The caucus said: “The COVID-19 pandemic has certainly taken our country on the emergency course, unexpected and unanticipated at the beginning of the year that strategic legal, policy and legislative responses have dovetailed into measures directed at curtailing or halting the pandemic.
“As members of the PDP Caucus of the House of Representatives, we have consistently called, and we still continue to call, for measured responses that take the poor economic conditions of Nigerians, the rights of citizens, the scaling up of the medicare framework, into account in the management of the COVID-19 pandemic.
“While many governors have stepped away from what Prof Wole Soyinka rightly described this week as an attempt to halt the spread of the pandemic virus by constitutional piracy, we note that the absence of a structured federal response, based on the dictates of the law, may have led them to ramp up measures outside the remit of their constitutional powers.

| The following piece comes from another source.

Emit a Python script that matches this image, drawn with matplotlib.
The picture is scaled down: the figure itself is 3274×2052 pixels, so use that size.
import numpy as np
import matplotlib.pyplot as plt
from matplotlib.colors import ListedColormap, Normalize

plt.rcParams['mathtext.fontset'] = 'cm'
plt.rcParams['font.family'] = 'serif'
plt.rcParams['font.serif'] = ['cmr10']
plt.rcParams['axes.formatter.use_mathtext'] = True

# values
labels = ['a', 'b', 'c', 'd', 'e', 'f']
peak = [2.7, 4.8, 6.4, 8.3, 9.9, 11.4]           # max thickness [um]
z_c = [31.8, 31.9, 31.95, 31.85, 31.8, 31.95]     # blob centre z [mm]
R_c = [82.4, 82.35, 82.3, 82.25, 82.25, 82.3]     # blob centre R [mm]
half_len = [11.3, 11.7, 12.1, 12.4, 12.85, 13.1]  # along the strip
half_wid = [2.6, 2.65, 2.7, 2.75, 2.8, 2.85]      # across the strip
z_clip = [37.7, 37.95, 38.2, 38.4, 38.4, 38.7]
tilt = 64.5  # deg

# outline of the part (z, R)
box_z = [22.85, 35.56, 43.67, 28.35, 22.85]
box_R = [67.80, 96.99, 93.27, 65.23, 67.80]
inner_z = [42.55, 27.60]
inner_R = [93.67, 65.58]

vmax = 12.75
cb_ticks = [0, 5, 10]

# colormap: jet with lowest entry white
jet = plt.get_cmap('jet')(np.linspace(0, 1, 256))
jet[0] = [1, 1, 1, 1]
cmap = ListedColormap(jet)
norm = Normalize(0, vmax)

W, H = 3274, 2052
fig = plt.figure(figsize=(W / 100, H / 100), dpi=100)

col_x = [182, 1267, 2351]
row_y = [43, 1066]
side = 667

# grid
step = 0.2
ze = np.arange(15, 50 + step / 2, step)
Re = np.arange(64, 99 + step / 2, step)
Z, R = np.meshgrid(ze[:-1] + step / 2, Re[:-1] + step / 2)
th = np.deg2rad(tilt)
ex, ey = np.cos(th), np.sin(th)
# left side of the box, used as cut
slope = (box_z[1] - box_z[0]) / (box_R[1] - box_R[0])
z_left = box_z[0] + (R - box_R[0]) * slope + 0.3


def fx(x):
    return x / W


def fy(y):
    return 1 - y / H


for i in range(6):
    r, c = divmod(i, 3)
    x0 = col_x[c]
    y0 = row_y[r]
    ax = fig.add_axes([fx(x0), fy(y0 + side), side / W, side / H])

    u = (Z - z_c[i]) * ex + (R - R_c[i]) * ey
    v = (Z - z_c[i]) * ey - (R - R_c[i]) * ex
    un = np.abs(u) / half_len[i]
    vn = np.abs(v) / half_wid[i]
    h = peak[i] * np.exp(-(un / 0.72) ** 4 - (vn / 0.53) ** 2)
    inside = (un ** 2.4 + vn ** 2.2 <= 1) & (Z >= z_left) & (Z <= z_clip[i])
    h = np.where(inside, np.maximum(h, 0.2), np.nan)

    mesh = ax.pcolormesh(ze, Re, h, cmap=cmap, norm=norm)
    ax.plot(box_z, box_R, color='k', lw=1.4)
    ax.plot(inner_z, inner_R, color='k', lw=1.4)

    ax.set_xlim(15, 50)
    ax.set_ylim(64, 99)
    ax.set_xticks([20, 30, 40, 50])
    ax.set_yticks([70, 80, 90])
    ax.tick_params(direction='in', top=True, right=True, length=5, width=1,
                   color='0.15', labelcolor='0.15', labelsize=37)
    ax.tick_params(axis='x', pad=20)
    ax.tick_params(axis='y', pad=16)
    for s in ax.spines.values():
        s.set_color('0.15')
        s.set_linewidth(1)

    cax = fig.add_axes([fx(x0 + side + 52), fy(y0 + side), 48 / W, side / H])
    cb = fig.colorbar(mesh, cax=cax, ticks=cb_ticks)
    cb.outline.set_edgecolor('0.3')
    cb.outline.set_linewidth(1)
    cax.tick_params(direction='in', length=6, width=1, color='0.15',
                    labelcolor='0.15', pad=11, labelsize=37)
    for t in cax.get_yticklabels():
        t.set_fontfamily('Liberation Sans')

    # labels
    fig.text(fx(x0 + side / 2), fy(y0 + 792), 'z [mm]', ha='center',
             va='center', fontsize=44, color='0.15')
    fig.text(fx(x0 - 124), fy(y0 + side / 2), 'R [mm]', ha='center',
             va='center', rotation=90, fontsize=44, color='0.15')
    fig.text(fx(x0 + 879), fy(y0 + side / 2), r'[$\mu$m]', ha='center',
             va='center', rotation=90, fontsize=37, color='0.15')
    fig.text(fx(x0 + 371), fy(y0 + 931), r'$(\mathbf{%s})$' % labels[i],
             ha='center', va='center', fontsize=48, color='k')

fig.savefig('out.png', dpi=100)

“The rule of law has now prevailed, and it is in this light we welcome some of the measures outlined in the President’s belated broadcast and in the Regulation (COVID-19 Regulation 2020) made pursuant to Sections 2, 3 and 4 of the Quarantine Act; though the presidential broadcast and Regulation took a long time coming. Well, better late than never. While we find the measures largely satisfying, it is our considered view that the palliative measures outlined in the presidential broadcast and regulation are not far-reaching enough, while some are completely inapplicable.
“Experiences through history have shown that citizens’ rights to movement are often heavily implicated when measures directed at halting the spread of contagious diseases and restoring public safety do not address the food question behind the curtains, worsening food security conditions.

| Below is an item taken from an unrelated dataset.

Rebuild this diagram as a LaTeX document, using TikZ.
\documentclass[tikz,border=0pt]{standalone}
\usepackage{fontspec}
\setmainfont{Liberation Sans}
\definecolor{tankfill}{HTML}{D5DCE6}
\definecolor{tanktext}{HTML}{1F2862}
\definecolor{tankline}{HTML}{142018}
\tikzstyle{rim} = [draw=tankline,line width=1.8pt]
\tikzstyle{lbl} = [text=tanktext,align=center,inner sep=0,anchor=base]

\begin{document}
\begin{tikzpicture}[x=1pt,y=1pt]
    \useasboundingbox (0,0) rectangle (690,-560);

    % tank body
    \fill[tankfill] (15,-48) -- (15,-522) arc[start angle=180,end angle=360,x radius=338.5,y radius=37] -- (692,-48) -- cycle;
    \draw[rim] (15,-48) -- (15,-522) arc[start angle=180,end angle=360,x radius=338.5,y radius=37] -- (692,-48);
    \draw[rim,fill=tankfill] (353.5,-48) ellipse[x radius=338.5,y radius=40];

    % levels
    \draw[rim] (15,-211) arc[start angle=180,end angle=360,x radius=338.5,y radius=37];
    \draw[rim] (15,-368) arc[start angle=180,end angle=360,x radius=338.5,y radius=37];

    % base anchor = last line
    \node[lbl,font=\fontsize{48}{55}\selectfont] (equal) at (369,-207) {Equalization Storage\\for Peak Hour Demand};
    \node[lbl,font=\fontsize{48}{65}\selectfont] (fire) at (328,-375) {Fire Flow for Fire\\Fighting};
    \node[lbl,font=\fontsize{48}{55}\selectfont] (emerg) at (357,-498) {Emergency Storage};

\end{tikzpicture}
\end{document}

“During the Ebola outbreak a few years ago, citizens of Liberia, Guinea and Sierra Leone openly defied the restrictions that were imposed on movement to limit the transmission of the disease, after staying indoors for a few days in hunger. We must learn quickly from these experiences by ensuring that immediate measures on food security are ramped up.
“One way of doing this is to open up our national food and grain reserves across the country and distribute food to the poorest of the poor in our country at the Local government level. The President should as a matter of utmost urgency issue an Executive Order, pursuant to his powers preserved by Section 5 of the Constitution 1999, directing the Minister of Humanitarian Affairs, National Food Reserve Agency and National Emergency Management Authority to release and manage the distribution of food in our national reserves.
“The Executive Order must set out clear consequences for breach, particularly as they relate to public officials who seize on the times to make brisk businesses and gains from the miseries of the people.
“Other measures such as food prices control should be ramped up; though specific, targeted and temporary legislation on food prices control will be needed for enforcement. This is where the National Assembly comes in – by establishing a framework of teleconferencing and social media communication, where the current lockdown and the medical advisories that bar public gatherings make it impossible for the reconvening of the National Assembly, to deliberate and pass such bills, as the Food Prices Control, COVID-19 Containment, Emergency and Disaster Management, into law.”
Also commending the Speaker of the House, Hon Femi Gbajabiamila and the House for the timely passage of an emergency bill to provide palliatives and the donation of members’ of March and April, 2020 salaries to fight the disease, the opposition lawmakers, however, asked that their deductions be transferred directly to their constituencies, saying they had no confidence in the sharing formula of the government.